Sandbach responded by threatening to sue the university. To say this probably wasn’t going to be the best tactic is putting it mildly. But the situation raises questions about historical research, free speech, and people’s rights to be left alone.
Sandbach perhaps has a point, to the extent that she was singled out because she has some level of public prominence. She is not the only living descendant of Samuel Sandbach (1769-1851). But she was an MP, she has a linked Wikipedia page, and she also carries the same surname. Al Nasir didn't name any number of dozens of other descendants who are probably living completely private lives.
Which makes it a bit of a paradox, if her complaint hinges on a right to be forgotten. Did she abandon that when she chose to become a public figure? Is it fair to be hauled into the limelight not for one’s own actions, but a genealogical connection? (And a very distant one at that). We don’t point out the living relatives of serious criminals closer to our own time, and the logic is worth pondering. If we don’t consider the nephew of a murderer who was active 20 years ago to be part of the story, why the great-great-great-etc of someone who was running a sugar plantation two centuries ago?

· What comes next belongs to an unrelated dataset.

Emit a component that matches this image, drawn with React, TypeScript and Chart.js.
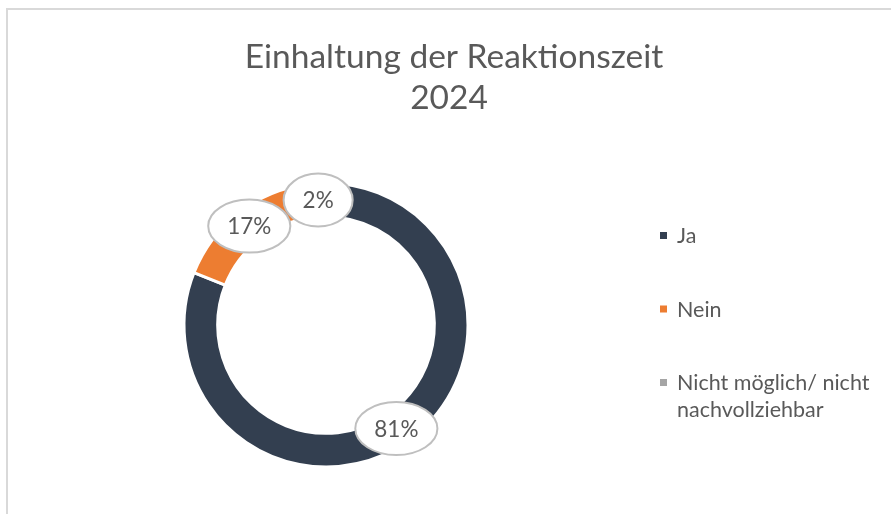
import React, { useEffect, useRef } from "react";
import { Chart, registerables } from "chart.js";

Chart.register(...registerables);

const titleLines = ["Einhaltung der Reaktionszeit", "2024"];
const categories = ["Ja", "Nein", "Nicht möglich/ nicht nachvollziehbar"];
const legendLines = [["Ja"], ["Nein"], ["Nicht möglich/ nicht", "nachvollziehbar"]];
const values = [81, 17, 2];
const colors = ["#333F50", "#ED7D31", "#A5A5A5"];

const FONT = 'Lato, "Open Sans", "Noto Sans", sans-serif';
const TEXT = "#595959";

const decorPlugin = {
  id: "decor",
  afterDatasetsDraw(chart: any) {
    const ctx = chart.ctx as CanvasRenderingContext2D;
    const meta = chart.getDatasetMeta(0);
    const data = chart.data.datasets[0].data as number[];
    const total = data.reduce((a, b) => a + b, 0);
    ctx.save();
    // data label callouts
    ctx.font = `22.5px ${FONT}`;
    meta.data.forEach((arc: any, i: number) => {
      const p = arc.getCenterPoint();
      const txt = `${Math.round((data[i] / total) * 100)}%`;
      const tw = ctx.measureText(txt).width;
      const rx = tw / 2 + 19;
      const ry = 26.5;
      ctx.beginPath();
      ctx.ellipse(p.x, p.y, rx, ry, 0, 0, Math.PI * 2);
      ctx.fillStyle = "#ffffff";
      ctx.fill();
      ctx.lineWidth = 2;
      ctx.strokeStyle = "#BFBFBF";
      ctx.stroke();
      ctx.fillStyle = TEXT;
      ctx.textAlign = "center";
      ctx.textBaseline = "middle";
      ctx.fillText(txt, p.x, p.y + 1);
    });
    ctx.restore();
  },
  afterDraw(chart: any) {
    const ctx = chart.ctx as CanvasRenderingContext2D;
    ctx.save();
    // title
    ctx.fillStyle = TEXT;
    ctx.textAlign = "center";
    ctx.textBaseline = "alphabetic";
    ctx.font = `400 33.5px ${FONT}`;
    ctx.fillText(titleLines[0], 454, 68);
    ctx.fillText(titleLines[1], 449, 109);
    // legend
    const ys = [235.5, 309, 382.5];
    const bg = chart.data.datasets[0].backgroundColor as string[];
    ctx.font = `21.5px ${FONT}`;
    ctx.textAlign = "left";
    ctx.textBaseline = "middle";
    legendLines.forEach((lines, i) => {
      ctx.fillStyle = bg[i];
      ctx.fillRect(660, ys[i] - 3.5, 7, 7);
      ctx.fillStyle = TEXT;
      lines.forEach((ln, j) => {
        ctx.fillText(ln, 677, ys[i] + j * 27 + 1);
      });
    });
    ctx.restore();
  },
};

export default function App() {
  const ref = useRef<HTMLCanvasElement | null>(null);
  useEffect(() => {
    document.body.style.overflow = "hidden";
    const chart = new Chart(ref.current as HTMLCanvasElement, {
      type: "doughnut",
      data: {
        labels: categories,
        datasets: [
          {
            data: values,
            backgroundColor: colors,
            borderColor: "#ffffff",
            borderWidth: 3,
            hoverOffset: 0,
            offset: 0,
          },
        ],
      },
      options: {
        responsive: false,
        animation: false,
        cutout: "76.3%",
        layout: { padding: { left: 182.5, right: 421.5, top: 181.5, bottom: 45.5 } },
        plugins: {
          legend: { display: false },
          title: { display: false },
          tooltip: { enabled: false },
        },
      },
      plugins: [decorPlugin],
    });
    return () => chart.destroy();
  }, []);
  return (
    <div>
      <div
        style={{
          position: "fixed",
          left: 6,
          top: 8,
          width: 885,
          height: 506,
          borderTop: "2px solid #D9D9D9",
          borderLeft: "2px solid #D9D9D9",
          boxSizing: "border-box",
          background: "#fff",
        }}
      />
      <canvas
        ref={ref}
        width={891}
        height={514}
        style={{ position: "fixed", left: 0, top: 0, width: 891, height: 514 }}
      />
    </div>
  );
}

In the current climate, being identified as having an ancestral connection to the slave trade is pretty toxic. I’d argue it’s less “problematic” to admit to having commited a crime yourself, than to be associated with such a legacy. Readers may recall the rather awkward situation of Ben Affleck, who was exposed (via the Sony email hack) as having pushed the producers of PBS’ “Finding Your Roots” to not mention his slaveholding relatives.
Sandbach has also now made some awkward apologies for her family’s connection to the triangular trade, and the whole situation seems to be a perfect example of the Streisand effect. I had never heard of Al Nasir’s research (or Ms Sandbach), until it hit the news due to her grievance.
I’ve been musing on the issue as it’s something that comes up for those of us who work on history. I’ve been wary when walking into topics involving living people, and felt more comfortable when writing about situations where all involved are long dead.
I also have little idea what my ancestors were doing at the start of the nineteenth century (one was supposedly at the Battle of Trafalgar, my aunt has a portrait).
The truth is, I actually don’t care about my antecedents (an odd thing for a historian to say, I know). At 8 generations back, we each have 512 ancestors. Which means, statistically-speaking, at least a few of them were probably dirtbags. I wouldn’t expect to be held to account for their actions. We are all descended from all of the human experience; victims and accomplices, heroes and villains.
But when it comes from those who profited from the suffering of others there’s a different lens applied. Ms Sandbach seems to be well-off, some discussion has now been made of how much this can be traced back to her slave-owning ancestor’s finances. And this is a trickier question, morally. Is a descendant whose grandparents lost all the dough in the 1930s (for example), less culpable than one who is still living in a house bought on the profits of the sugar trade in 1800? Which flow is being traced back, money or blood?
"At 8 generations back, we each have 512 ancestors. "
Probably a bit fewer given likelihood of intermarriage, but its exactly the calculation that made me really stop caring at all about geneology!
I truly think the proper response to a scurrilous attack like this is along the lines of :
"I have XXX grandparents in the XXX generation you are referring to. The notion that some scintilla of their purported crimes has descended to me and that I am required to make amends is facially absurd."
What makes someone a shittier person: having a slave holding ancestor, or publishing a specific person’s genealogy to that effect, knowing what impact it will have?